Hyundai Motor Company has opened a new plant in Indonesia that will produce the Santa Fe and Ioniq 5 and in theory make for lower production costs
Hyundai Motor Company (HMC) has opened a new car manufacturing plant in Jakarta, Indonesia, that it says has the capacity to produce 150,000 vehicles in a year – about five percent of the company’s annual global sales.
Additionally, HMC is working with LG Energy Solutions to source the lithium-ion batteries from within Indonesia for the Ioniq 5 units built on the Jakarta production line, further lowering cost of production.
HMC’s interest is in driving lower production costs to drop prices for consumers and increase its bottom line to drive greater profits and returns for investors.
Labour costs remain notoriously high within Hyundai’s South Korean plants which are heavily unionised. Hyundai sources some vehicles for Australia – including the i20 N hot hatch – from European factories that are cheaper to operate.
Whether Hyundai will source cars for Australia from the Indonesian plant has not been settled, with Hyundai Motor Company Australia senior PR manager Guido Schenken telling Chasing Cars “there are no details as yet on production plans for the Indonesian plant.”
However, Indonesia’s right-hand drive status, geographical proximity to Australia and the close bilateral economic partnership between the two countries could make importing Indonesian-built Hyundai models attractive.
It could be advantageous for Hyundai to produce Ioniq 5 models for Australia in its new Indonesian plant if there is spare capacity. Doing so could go some way to dropping that vehicle’s price of entry from $71,900 closer to the Tesla Model 3 and Polestar 2 (both $59,900).
With no single Federal policy on EV subsidies, Australian states have been setting their own incentives for electric cars that have driven price competition.
No grade of Hyundai Ioniq 5 is eligible for the NSW government’s $3000 rebate for EVs under $68,750, and the brand will have to push hard to produce a vehicle eligible for the Queensland government‘s lower $58,000 threshold.
Hyundai has production facilities in Turkey and Czech Republic that both offer lower wage costs than Korea and are inside the European Union.
The proximity for both plants lowers costs for European volume sellers such as the i20 N and short wheelbase Tucson, though shipping to Australia costs more time and money than the wage price offsets and there is no free-trade agreement between Australia and the EU.
There is a free-trade agreement in place between Australia and Indonesia, though it is not as far-reaching as South Korea’s. Indonesia’s lower labour costs associated with producing cars in Southeast Asia and shorter shipping routes could make up the difference.

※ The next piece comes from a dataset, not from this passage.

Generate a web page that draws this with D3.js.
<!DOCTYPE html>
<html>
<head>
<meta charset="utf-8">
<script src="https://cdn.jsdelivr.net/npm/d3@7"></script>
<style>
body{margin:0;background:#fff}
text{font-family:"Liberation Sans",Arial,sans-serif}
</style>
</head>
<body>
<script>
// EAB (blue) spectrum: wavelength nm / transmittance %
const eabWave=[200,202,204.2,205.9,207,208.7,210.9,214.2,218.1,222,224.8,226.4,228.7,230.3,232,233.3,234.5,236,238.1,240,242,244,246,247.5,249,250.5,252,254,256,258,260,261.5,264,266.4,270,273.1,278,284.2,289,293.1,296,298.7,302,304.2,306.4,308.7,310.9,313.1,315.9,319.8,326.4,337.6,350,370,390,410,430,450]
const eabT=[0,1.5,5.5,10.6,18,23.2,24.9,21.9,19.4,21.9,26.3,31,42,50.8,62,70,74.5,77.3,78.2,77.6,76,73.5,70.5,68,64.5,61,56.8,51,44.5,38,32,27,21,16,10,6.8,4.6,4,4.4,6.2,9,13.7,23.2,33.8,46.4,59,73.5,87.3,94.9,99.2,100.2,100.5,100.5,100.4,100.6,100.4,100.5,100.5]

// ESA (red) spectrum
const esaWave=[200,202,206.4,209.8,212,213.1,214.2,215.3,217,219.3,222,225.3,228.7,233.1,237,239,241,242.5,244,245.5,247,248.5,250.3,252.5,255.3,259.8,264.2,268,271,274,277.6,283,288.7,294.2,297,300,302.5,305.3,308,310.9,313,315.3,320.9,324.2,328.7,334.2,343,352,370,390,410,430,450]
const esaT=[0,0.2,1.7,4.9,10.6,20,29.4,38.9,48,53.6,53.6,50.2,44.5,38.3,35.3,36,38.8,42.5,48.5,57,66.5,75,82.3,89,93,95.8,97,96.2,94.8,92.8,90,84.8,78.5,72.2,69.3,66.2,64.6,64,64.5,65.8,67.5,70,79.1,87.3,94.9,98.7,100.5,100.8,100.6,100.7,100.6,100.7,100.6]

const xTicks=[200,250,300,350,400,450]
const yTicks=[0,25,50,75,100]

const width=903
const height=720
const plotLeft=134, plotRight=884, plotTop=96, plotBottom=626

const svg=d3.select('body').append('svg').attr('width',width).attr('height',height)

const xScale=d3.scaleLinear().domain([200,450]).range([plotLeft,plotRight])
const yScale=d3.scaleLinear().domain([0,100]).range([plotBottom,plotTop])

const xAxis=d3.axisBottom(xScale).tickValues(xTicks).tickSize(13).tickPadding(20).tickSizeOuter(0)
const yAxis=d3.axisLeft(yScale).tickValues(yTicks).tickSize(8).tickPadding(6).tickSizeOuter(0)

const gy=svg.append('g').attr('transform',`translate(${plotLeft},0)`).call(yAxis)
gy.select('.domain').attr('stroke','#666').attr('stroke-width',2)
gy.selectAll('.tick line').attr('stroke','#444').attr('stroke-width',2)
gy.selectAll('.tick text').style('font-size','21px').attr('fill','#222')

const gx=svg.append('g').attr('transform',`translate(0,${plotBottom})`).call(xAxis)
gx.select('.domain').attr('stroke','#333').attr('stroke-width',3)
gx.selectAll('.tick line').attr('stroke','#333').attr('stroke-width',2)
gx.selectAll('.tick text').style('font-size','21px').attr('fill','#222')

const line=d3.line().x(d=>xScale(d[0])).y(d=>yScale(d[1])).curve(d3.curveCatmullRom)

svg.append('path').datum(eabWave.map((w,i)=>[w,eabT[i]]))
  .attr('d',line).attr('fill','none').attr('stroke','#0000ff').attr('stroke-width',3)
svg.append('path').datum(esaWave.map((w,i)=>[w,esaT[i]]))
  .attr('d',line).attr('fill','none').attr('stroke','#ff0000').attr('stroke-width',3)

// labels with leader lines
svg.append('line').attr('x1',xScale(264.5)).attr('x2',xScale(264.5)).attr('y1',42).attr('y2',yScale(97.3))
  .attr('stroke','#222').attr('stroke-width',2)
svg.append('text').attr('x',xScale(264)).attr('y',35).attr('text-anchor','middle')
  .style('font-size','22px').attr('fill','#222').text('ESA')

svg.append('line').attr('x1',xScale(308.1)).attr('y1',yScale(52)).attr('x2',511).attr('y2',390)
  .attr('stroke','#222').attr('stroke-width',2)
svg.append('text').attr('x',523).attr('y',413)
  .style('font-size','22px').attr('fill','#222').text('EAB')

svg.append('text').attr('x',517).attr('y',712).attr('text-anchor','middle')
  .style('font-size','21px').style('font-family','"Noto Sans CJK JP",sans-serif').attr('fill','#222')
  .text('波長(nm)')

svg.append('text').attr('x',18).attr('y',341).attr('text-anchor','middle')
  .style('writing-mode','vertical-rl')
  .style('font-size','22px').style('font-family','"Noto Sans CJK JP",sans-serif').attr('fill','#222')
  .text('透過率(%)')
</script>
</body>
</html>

Business Korea reported that HMC has been struggling with increasing wage costs driving the overall spend on workers to 15 percent of the company’s total revenue, which is a key reason for diversifying manufacturing locations.
The average yearly wage of a HMC factory worker at the Namyang plant is 92 million Won, which is equivalent to around AU$100,000 at the current conversion rate.
HMC also offers many benefits to its employees subsiding additional accreditations and University degrees.
Despite high wages and benefits compared to factory workers in Southeast Asia – the average annual wage at Toyota’s Thailand plant that produces our Hilux and Fortuner is equivalent to around AU$32,000 – HMC’s Korean workers are also prone to striking, having done so 31 out of the 35 years since the Union’s creation in 1987.
HMC’s choice to open its new facility in Indonesia has been driven to increase profits in the region by offering more affordable pricing. That said, Hyundai is already popular in Indonesia with the Kona Electric and Ioniq 5 accounting for 87 percent of EV sales in Indonesia last year.
The Indonesian government has also pledged to utilise the electric vehicles built at the Jakarta plant to meet its target of replacing 130,000 existing government vehicles with EVs by 2030.